If you are fortunate enough to be visiting France this July, take a little time to explore the Alsace. For while the world’s biggest bike race is in town, you may also take in the world’s largest car and train museums, which are both located in Mulhouse.
After double dosing on Alpe d’Huez last year, the alps region receives not much more than a cursory visit in 2014. After a hilltop finish on Chamrousse, the next day’s stage 12 sees the race pass directly underneath Alpe d’Huez, early, after a Grenoble start. Even before the television coverage comes up. This stage’s hilltop finish at Risoul may be new to Le Tour, but it is well known to some. It was the race finish for last year’s Criterium du Dauphine, where Froome arrived a close second, allowing he and Porte to take the race double. It’s also where Quintana has triumphed twice in smaller races, in front of Andrew Talansky, in the young guns Tour l’Avenir. Once again this begs the question, why would you be leaving Quintana at home for this year’s race?
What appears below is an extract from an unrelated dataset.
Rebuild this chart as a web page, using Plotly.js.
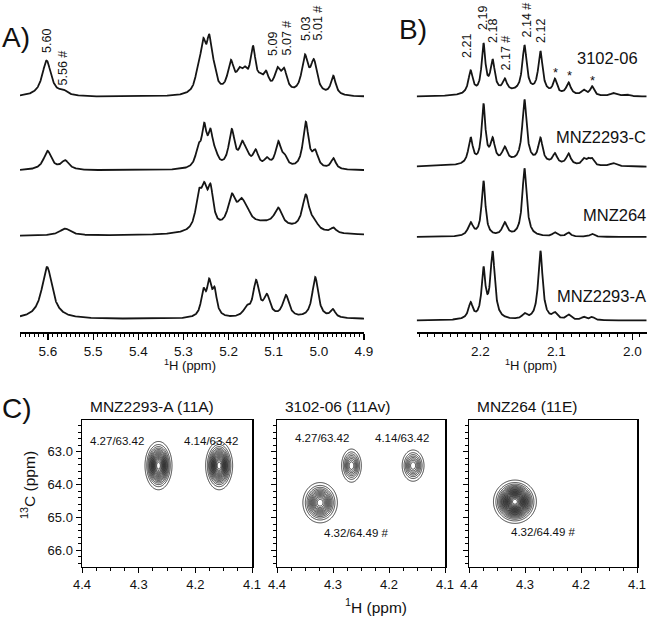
<!DOCTYPE html>
<html><head><meta charset="utf-8">
<script src="https://cdn.plot.ly/plotly-3.0.1.min.js"></script>
<style>html,body{margin:0;padding:0;background:#fff}#plot{width:650px;height:618px}</style>
</head><body><div id="plot"></div>
<script>
// ---------------- DATA ----------------
const sampleNames = ['3102-06', 'MNZ2293-C', 'MNZ264', 'MNZ2293-A'];

// Panel A: 1H peak lists (ppm, intensity a.u., FWHM ppm)
const A1_ppm  = [5.603, 5.566, 5.267, 5.256, 5.243, 5.233, 5.195, 5.176, 5.164, 5.146, 5.130, 5.117, 5.092, 5.077, 5.031, 5.011, 4.968];
const A1_int  = [36, 4, 19, 40, 45, 15, 30, 16, 15, 43, 8, 17, 21, 21, 36, 31, 19];
const A1_fwhm = [0.024, 0.022, 0.015, 0.014, 0.014, 0.015, 0.017, 0.016, 0.015, 0.015, 0.015, 0.015, 0.016, 0.016, 0.017, 0.017, 0.013];

const A2_ppm  = [5.601, 5.562, 5.267, 5.254, 5.240, 5.229, 5.193, 5.170, 5.160, 5.140, 5.115, 5.090, 5.076, 5.029, 5.008, 4.968];
const A2_int  = [19, 9, 17, 37, 30, 9, 37, 20, 10, 16, 8, 25, 9, 46, 15, 11];
const A2_fwhm = [0.021, 0.021, 0.014, 0.013, 0.013, 0.014, 0.016, 0.015, 0.015, 0.015, 0.015, 0.015, 0.015, 0.015, 0.015, 0.013];

const A3_ppm  = [5.562, 5.266, 5.254, 5.240, 5.193, 5.172, 5.160, 5.120, 5.090, 5.029, 5.010, 4.968];
const A3_int  = [7, 32, 32, 37, 30, 19, 10, 11, 17, 35, 7, 5];
const A3_fwhm = [0.030, 0.016, 0.015, 0.015, 0.021, 0.021, 0.021, 0.150, 0.020, 0.019, 0.017, 0.014];

const A4_ppm  = [5.602, 5.256, 5.243, 5.231, 5.160, 5.139, 5.115, 5.073, 5.008, 4.969];
const A4_int  = [52, 24, 31, 24, 8, 35, 20, 22, 41, 8];
const A4_fwhm = [0.028, 0.012, 0.012, 0.012, 0.017, 0.016, 0.017, 0.017, 0.016, 0.013];

// Panel B: 1H peak lists
const B1_ppm  = [2.213, 2.196, 2.184, 2.168, 2.142, 2.121, 2.102, 2.084, 2.064, 2.053, 2.025, 2.008, 2.150];
const B1_int  = [23, 48, 31, 12, 46, 41, 14, 12, 5, 9, 3, 2, 4];
const B1_fwhm = [0.007, 0.006, 0.007, 0.007, 0.007, 0.007, 0.006, 0.007, 0.007, 0.006, 0.009, 0.009, 0.100];

const B2_ppm  = [2.213, 2.196, 2.184, 2.168, 2.142, 2.121, 2.102, 2.084, 2.064, 2.058, 2.053, 2.025, 2.150];
const B2_int  = [26, 58, 22, 14, 62, 24, 10, 11, 6, 5, 6, 3, 4];
const B2_fwhm = [0.007, 0.006, 0.007, 0.008, 0.007, 0.007, 0.007, 0.007, 0.006, 0.006, 0.006, 0.009, 0.100];

const B3_ppm  = [2.213, 2.196, 2.168, 2.142, 2.102, 2.084, 2.053];
const B3_int  = [13, 55, 13, 68, 4, 4, 3];
const B3_fwhm = [0.008, 0.006, 0.008, 0.007, 0.007, 0.007, 0.007];

const B4_ppm  = [2.213, 2.196, 2.184, 2.142, 2.121, 2.102, 2.084, 2.064, 2.053];
const B4_int  = [16, 48, 66, 5, 69, 6, 5, 3, 3];
const B4_fwhm = [0.007, 0.006, 0.007, 0.007, 0.007, 0.007, 0.007, 0.007, 0.007];

// Peak labels
const A_labels = ['5.60', '5.56 #', '5.09', '5.07 #', '5.03', '5.01 #'];
const B_labels = ['2.21', '2.19', '2.18', '2.17 #', '2.14 #', '2.12'];

// Panel C: HSQC cross peaks (1H ppm, 13C ppm, amplitude, sigma H, sigma C)
const C_titles = ['MNZ2293-A (11A)', '3102-06 (11Av)', 'MNZ264 (11E)'];
const C1_h = [4.265, 4.158], C1_c = [63.42, 63.42], C1_amp = [18, 18], C1_sh = [0.0099, 0.0099], C1_sc = [0.306, 0.306];
const C2_h = [4.267, 4.157, 4.323], C2_c = [63.42, 63.42, 64.55], C2_amp = [9, 9, 14], C2_sh = [0.0084, 0.0093, 0.0134], C2_sc = [0.241, 0.227, 0.267];
const C3_h = [4.318], C3_c = [64.52], C3_amp = [25], C3_sh = [0.0151], C3_sc = [0.26];
const C1_labels = ['4.27/63.42', '4.14/63.42'];
const C2_labels = ['4.27/63.42', '4.14/63.42', '4.32/64.49 #'];
const C3_labels = ['4.32/64.49 #'];

// ---------------- BUILD ----------------
const W = 650, H = 618;
const fx = p => p / W, fy = p => 1 - p / H;
const LINE = {color: '#151515', width: 1.8};

function spectrum(xa, xb, step, ppm, inten, fwhm, offset) {
  const x = [], y = [];
  for (let v = xa; v >= xb - 1e-9; v -= step) {
    let s = 0;
    for (let i = 0; i < ppm.length; i++) {
      const d = 2 * (v - ppm[i]) / fwhm[i];
      s += inten[i] / (1 + d * d);
    }
    x.push(v); y.push(s + offset);
  }
  return {x, y};
}

const traces = [];
const A_range = [5.662, 4.9], B_range = [2.284, 1.981];
const A_sets = [[A1_ppm, A1_int, A1_fwhm], [A2_ppm, A2_int, A2_fwhm], [A3_ppm, A3_int, A3_fwhm], [A4_ppm, A4_int, A4_fwhm]];
const B_sets = [[B1_ppm, B1_int, B1_fwhm], [B2_ppm, B2_int, B2_fwhm], [B3_ppm, B3_int, B3_fwhm], [B4_ppm, B4_int, B4_fwhm]];
const A_off = [235, 161.5, 96, 13];
const B_off = [235, 165, 95, 11.5];
A_sets.forEach((s, i) => {
  const sp = spectrum(A_range[0], A_range[1], 0.0005, s[0], s[1], s[2], A_off[i]);
  traces.push({type: 'scatter', mode: 'lines', x: sp.x, y: sp.y, xaxis: 'x', yaxis: 'y', line: LINE, name: sampleNames[i], hoverinfo: 'skip'});
});
B_sets.forEach((s, i) => {
  const sp = spectrum(B_range[0], B_range[1], 0.0002, s[0], s[1], s[2], B_off[i]);
  traces.push({type: 'scatter', mode: 'lines', x: sp.x, y: sp.y, xaxis: 'x2', yaxis: 'y2', line: LINE, name: sampleNames[i], hoverinfo: 'skip'});
});

function hsqc(hs, cs, amp, sh, sc, xa, ya) {
  const gx = [], gy = [], z = [];
  for (let v = 4.4; v >= 4.1 - 1e-9; v -= 0.001) gx.push(v);
  for (let v = 62.0; v <= 66.5 + 1e-9; v += 0.02) gy.push(v);
  for (let j = 0; j < gy.length; j++) {
    const row = [];
    for (let i = 0; i < gx.length; i++) {
      let s = 0;
      for (let k = 0; k < hs.length; k++) {
        const dx = (gx[i] - hs[k]) / sh[k], dy = (gy[j] - cs[k]) / sc[k];
        s += amp[k] * Math.exp(-0.5 * (dx * dx + dy * dy));
      }
      row.push(s);
    }
    z.push(row);
  }
  return {type: 'contour', x: gx, y: gy, z: z, xaxis: xa, yaxis: ya, showscale: false,
    contours: {coloring: 'lines', start: 1, end: 40, size: 1},
    colorscale: [[0, '#111'], [1, '#111']], line: {width: 0.8}, hoverinfo: 'skip'};
}
traces.push(hsqc(C1_h, C1_c, C1_amp, C1_sh, C1_sc, 'x3', 'y3'));
traces.push(hsqc(C2_h, C2_c, C2_amp, C2_sh, C2_sc, 'x4', 'y4'));
traces.push(hsqc(C3_h, C3_c, C3_amp, C3_sh, C3_sc, 'x5', 'y5'));

const FONT = 'Liberation Sans, Arial, sans-serif';
const specX = (dom, rng) => ({
  domain: dom, range: rng, showline: true, linecolor: '#000', linewidth: 1.5,
  ticks: 'outside', ticklen: 6, tickwidth: 1.2, tickcolor: '#000', dtick: 0.1, tick0: 0, tickformat: '.1f',
  minor: {dtick: 0.01, ticks: 'outside', ticklen: 3.5, tickwidth: 1, tickcolor: '#000'},
  showgrid: false, zeroline: false, tickfont: {size: 13.5, color: '#111'}, fixedrange: true
});
const hideY = {domain: [fy(332), fy(15)], range: [0, 317], visible: false, fixedrange: true};
const cX = (dom, anchor) => ({
  domain: dom, anchor: anchor, range: [4.4, 4.1], showline: true, mirror: true, linecolor: '#000', linewidth: 1.5,
  ticks: 'outside', ticklen: 5, tickwidth: 1, tickcolor: '#000', dtick: 0.1, tick0: 0, tickformat: '.1f',
  minor: {dtick: 0.025, ticks: 'outside', ticklen: 3, tickwidth: 1, tickcolor: '#000'},
  showgrid: false, zeroline: false, tickfont: {size: 13, color: '#111'}
});
const cY = (anchor, labels) => ({
  domain: [fy(566.7), fy(420)], anchor: anchor, range: [66.5, 62.03], showline: true, mirror: true, linecolor: '#000', linewidth: 1.5,
  ticks: 'outside', ticklen: 5, tickwidth: 1, tickcolor: '#000', dtick: 1, tick0: 0, tickformat: '.1f',
  minor: {dtick: 0.2, ticks: 'outside', ticklen: 3, tickwidth: 1, tickcolor: '#000'},
  showticklabels: labels, showgrid: false, zeroline: false, tickfont: {size: 13, color: '#111'}
});

const ann = [];
const txt = (text, px, py, size, opts) => ann.push(Object.assign({
  text: text, xref: 'paper', yref: 'paper', x: fx(px), y: fy(py), showarrow: false,
  xanchor: 'center', yanchor: 'middle', font: {size: size, color: '#111', family: FONT}
}, opts || {}));

// panel letters
txt('A)', 0, 37, 28, {xanchor: 'left'});
txt('B)', 397, 30, 28, {xanchor: 'left'});
txt('C)', 0, 408, 28, {xanchor: 'left'});
// axis titles
txt('<sup>1</sup>H (ppm)', 190, 365, 13);
txt('<sup>1</sup>H (ppm)', 531, 365, 13);
txt('<sup>1</sup>H (ppm)', 376, 606, 15.5);
txt('<sup>13</sup>C (ppm)', 28, 485, 15.5, {textangle: -90});
// peak labels A
const A_lx = [47, 63, 273, 286, 306, 317], A_lb = [55, 87, 58, 58, 43, 43];
A_labels.forEach((t, i) => txt(t, A_lx[i], A_lb[i], 12.5, {textangle: -90, yanchor: 'bottom'}));
const B_lx = [467, 483, 493, 506, 526, 541], B_lb = [60, 32, 45, 73, 40, 45];
B_labels.forEach((t, i) => txt(t, B_lx[i], B_lb[i], 12.5, {textangle: -90, yanchor: 'bottom'}));
[[555, 73], [569, 76], [592, 80]].forEach(p => txt('*', p[0], p[1], 13));
// sample labels B
const B_nx = [640, 648, 648, 648], B_ny = [58, 137, 215, 296];
sampleNames.forEach((t, i) => txt(t, B_nx[i], B_ny[i], 16.5, {xanchor: 'right'}));
// C titles
const C_tx = [88, 283, 475];
C_titles.forEach((t, i) => txt(t, C_tx[i], 406, 15.5, {xanchor: 'left'}));
// C peak labels
[[117, 441], [211, 441]].forEach((p, i) => txt(C1_labels[i], p[0], p[1], 11.5));
[[322, 438], [402, 438], [356, 533]].forEach((p, i) => txt(C2_labels[i], p[0], p[1], 11.5));
[[543, 532]].forEach((p, i) => txt(C3_labels[i], p[0], p[1], 11.5));

const layout = {
  width: W, height: H, margin: {l: 0, r: 0, t: 0, b: 0}, paper_bgcolor: '#fff', plot_bgcolor: 'rgba(0,0,0,0)',
  showlegend: false, font: {family: FONT, color: '#111'},
  xaxis: Object.assign(specX([fx(20), fx(364)], A_range), {anchor: 'y'}),
  yaxis: Object.assign({}, hideY, {anchor: 'x'}),
  xaxis2: Object.assign(specX([fx(416.7), fx(646.7)], B_range), {anchor: 'y2'}),
  yaxis2: Object.assign({}, hideY, {anchor: 'x2'}),
  xaxis3: cX([fx(82), fx(252)], 'y3'),
  yaxis3: cY('x3', true),
  xaxis4: cX([fx(277), fx(445)], 'y4'),
  yaxis4: cY('x4', false),
  xaxis5: cX([fx(469), fx(637)], 'y5'),
  yaxis5: cY('x5', false),
  annotations: ann
};
Plotly.newPlot('plot', traces, layout, {staticPlot: true, displayModeBar: false});
</script></body></html>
A cursory visit to the Alps it may be, but they are two influential mountain top finishes. A weak moment here for a GC contender is a real possibility, and will be difficult to recover from.
A transitional stage across Provence, finishing in Nimes, leads us to the second rest day in Carcassonne. Expect the sunflowers to feature. From here, the race springboards deep into the Pyrenees with this year’s longest stage of 237km, finishing in Luchon. Not a hilltop finish, but the final climb of Port de Bales is steep, narrow and long, while the runoff into Luchon is tight. Leaders to the front – to stay out of trouble on this one, too.
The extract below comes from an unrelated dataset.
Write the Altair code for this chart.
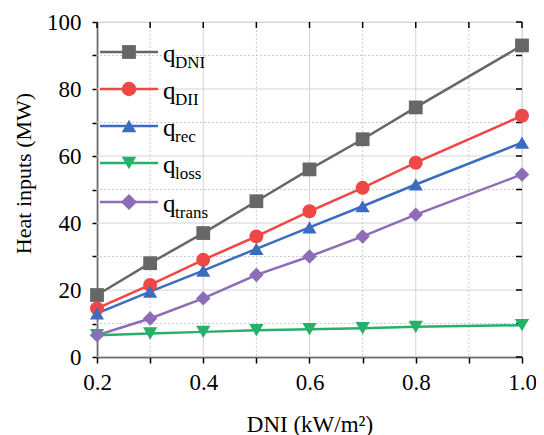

The next two stages are the most interesting in the tour, due to the short distances. 125k and 145k respectively they’re both crowned with hilltop finishes. Between them they cover six classified climbs including the Tourmalet, with the final one being Hautacam. In my mind this is the best type of racing. Short, punchy, intense, and almost all of it during prime broadcast time. It’s a win-win-win situation for the riders, fans and race organisers. And if any one rider gets a win-win here, they’d be looking good for Paris.
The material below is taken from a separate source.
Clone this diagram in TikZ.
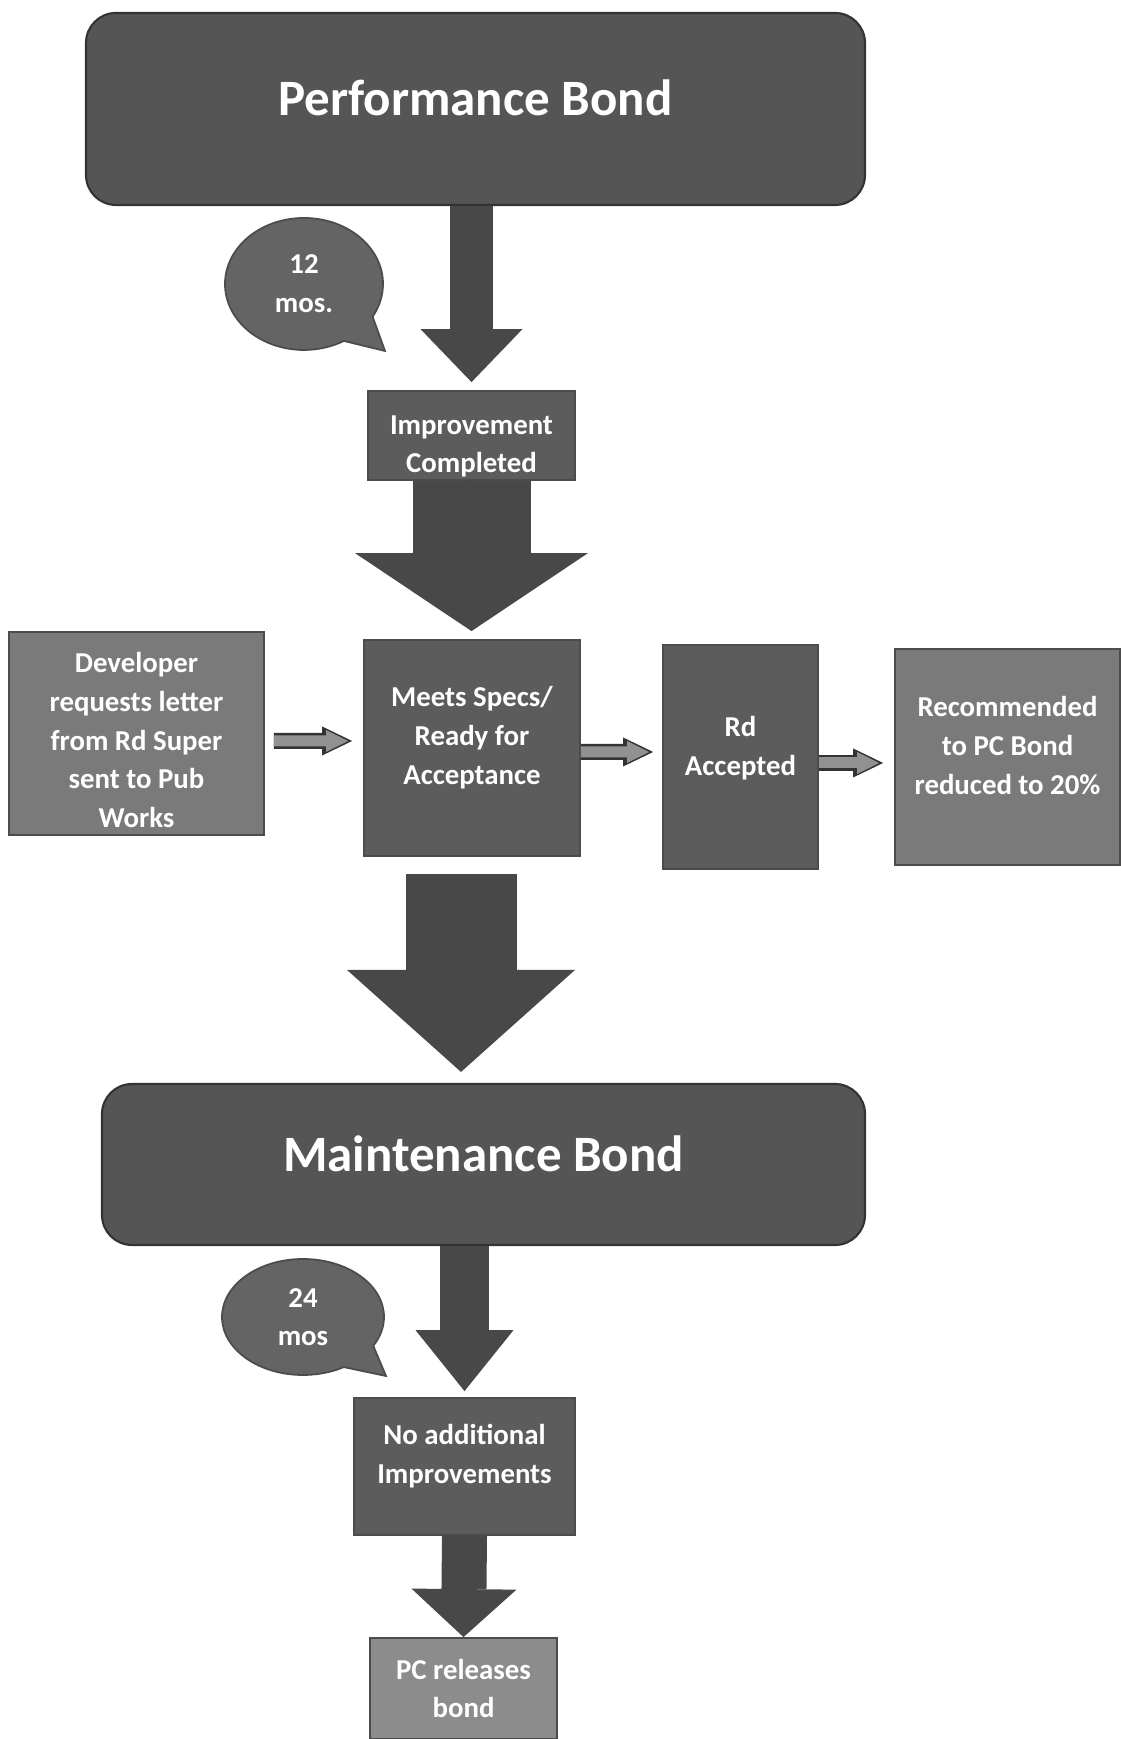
\documentclass[tikz,border=0pt]{standalone}
\usepackage{fontspec}
\setmainfont{Carlito}
\usetikzlibrary{arrows.meta,shapes.callouts}
\tikzstyle{every node}=[text=white]
\definecolor{bondgray}{RGB}{85,85,85}
\definecolor{stepdark}{RGB}{92,92,92}
\definecolor{steplight}{RGB}{122,122,122}
\definecolor{steppale}{RGB}{140,140,140}
\definecolor{bubblegray}{RGB}{100,100,100}
\definecolor{arrowgray}{RGB}{72,72,72}
\definecolor{sidegray}{RGB}{145,145,145}
\tikzstyle{titlebox}=[draw=black!80, line width=0.6pt, fill=bondgray, rounded corners=0.3cm,
    text depth=0.22cm, font=\fontsize{14.5}{17}\selectfont\bfseries]
\tikzstyle{stepbox}=[draw=black!70, line width=0.5pt, fill=stepdark, align=center, inner sep=1pt,
    font=\fontsize{8.2}{11}\selectfont\bfseries]
\tikzstyle{timebubble}=[ellipse callout, draw=black!70, line width=0.5pt, fill=bubblegray, align=center,
    inner sep=0pt, callout pointer arc=30, font=\fontsize{8.2}{11}\selectfont\bfseries]
\tikzstyle{bigarrow}=[draw=arrowgray, fill=arrowgray]
\tikzstyle{sidearrow}=[draw=sidegray, line width=0.11cm, shorten >=0.04cm,
    -{Triangle[width=0.22cm,length=0.22cm,line width=0pt]},
    preaction={draw=black!80, line width=0.16cm, shorten >=0pt,
        -{Triangle[width=0.29cm,length=0.3cm,line width=0pt]}}]

\begin{document}
\begin{tikzpicture}
    \useasboundingbox (0,0) rectangle (11.21,17.39);

    % bonds
    \node[titlebox, minimum width=7.79cm, minimum height=1.92cm] (pbond) at (4.755,16.30) {Performance Bond};
    \node[titlebox, minimum width=7.63cm, minimum height=1.61cm] (maint) at (4.835,5.745) {Maintenance Bond};

    % time bubbles
    \node[timebubble, minimum width=1.58cm, minimum height=1.32cm,
        callout absolute pointer={(3.85,13.88)}] (twelve) at (3.04,14.55) {12\\mos.};
    \node[timebubble, minimum width=1.62cm, minimum height=1.16cm,
        callout absolute pointer={(3.86,3.63)}] (twentyfour) at (3.03,4.22) {24\\mos};

    % steps
    \node[stepbox, inner ysep=0pt, text height=0.79cm, minimum width=2.07cm, minimum height=0.89cm] (impr)
        at (4.715,13.035) {Improvement\\Completed};
    \node[stepbox, fill=steplight, text height=1.88cm, minimum width=2.55cm, minimum height=2.03cm] (dev)
        at (1.365,10.055) {Developer\\requests letter\\from Rd Super\\sent to Pub\\Works};
    \node[stepbox, text depth=0.25cm, minimum width=2.16cm, minimum height=2.16cm] (meets) at (4.72,9.91)
        {Meets Specs/\\Ready for\\Acceptance};
    \node[stepbox, text depth=0.22cm, minimum width=1.55cm, minimum height=2.24cm] (rdacc) at (7.405,9.82)
        {Rd\\Accepted};
    \node[stepbox, fill=steplight, text depth=0.23cm, minimum width=2.25cm, minimum height=2.16cm] (recom)
        at (10.075,9.82) {Recommended\\to PC Bond\\reduced to 20\%};
    \node[stepbox, text depth=0.25cm, minimum width=2.21cm, minimum height=1.37cm] (noadd) at (4.645,2.725)
        {No additional\\Improvements};
    \node[stepbox, fill=steppale, minimum width=1.87cm, minimum height=1.01cm] (pcrel) at (4.635,0.505)
        {PC releases\\bond};

    % big arrows down
    \draw[bigarrow, line width=0.43cm, -{Triangle[width=1.02cm,length=0.53cm,line width=0pt]}]
        (pbond.south -| impr.north) -- ([yshift=0.08cm]impr.north);
    \draw[bigarrow, line width=1.18cm, -{Triangle[width=2.33cm,length=0.78cm,line width=0pt]}]
        (impr.south) -- ([yshift=0.08cm]impr.south |- meets.north);
    \draw[bigarrow, line width=1.11cm, -{Triangle[width=2.28cm,length=1.02cm,line width=0pt]}]
        ([xshift=-0.11cm,yshift=-0.17cm]meets.south) -- ([xshift=-0.11cm,yshift=0.11cm]meets.south |- maint.north);
    \draw[bigarrow, line width=0.49cm, -{Triangle[width=0.98cm,length=0.61cm,line width=0pt]}]
        (maint.south -| noadd.north) -- ([yshift=0.06cm]noadd.north);
    \draw[bigarrow, line width=0.45cm, -{Triangle[width=1.05cm,length=0.48cm,line width=0pt]}]
        (noadd.south) -- (pcrel.north);

    % side arrows
    \draw[sidearrow] ([xshift=0.09cm,yshift=-0.075cm]dev.east) -- ([xshift=-0.11cm,yshift=0.07cm]meets.west);
    \draw[sidearrow] ([yshift=-0.04cm]meets.east) -- ([xshift=-0.09cm,yshift=0.05cm]rdacc.west);
    \draw[sidearrow] ([yshift=-0.06cm]rdacc.east) -- ([xshift=-0.11cm,yshift=-0.06cm]recom.west);
\end{tikzpicture}
\end{document}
Stage 20 is the only time trial in this year’s tour, and it’s long at 54k. You have to wind the TT clock back to 1953 to find the last time the Tour had just one time trial. This gives the 2014 Tour the shortest amount of time trial kilometres in many years. Expect rolling terrain, past fields of sunflowers, for the penultimate day of racing. Will the TT specialists have waited almost three weeks and 3,500k for ‘their’ day in the sun (flowers)?
Tour de France Wrap Up
The five hilltop finishes will more than likely decide the winner and as four of them are in the final week, we may not know the outcome as early as we have in the past two years. Hopefully the shorter stages towards the end indicate this is the start of a trend. The long time trial could be relevant if the weather was brutal, however this is disappointingly unlikely. Where the race starts in England and crosses the cobbles of northern France are areas where the weather could well play a part. Any wet and windy days there could put a favourite out, with no apology.
Tour de France 101 = Not much for the clock racers, plenty for the sprinters, and more for the skinny climbers. It’s an old recipe, with hope for a new outcome.
If you really wanted to avoid the outcome of the two last years i.e. the race winner in yellow from two weeks out, my vote would be to put the cobbles in on the final day, into Paris. Roubaix – Paris with a finish on the Champs Elysses, with an evening loop of the Arc de Triomphe? Spectacular, and a very easy way to produce a new man in yellow on the final day.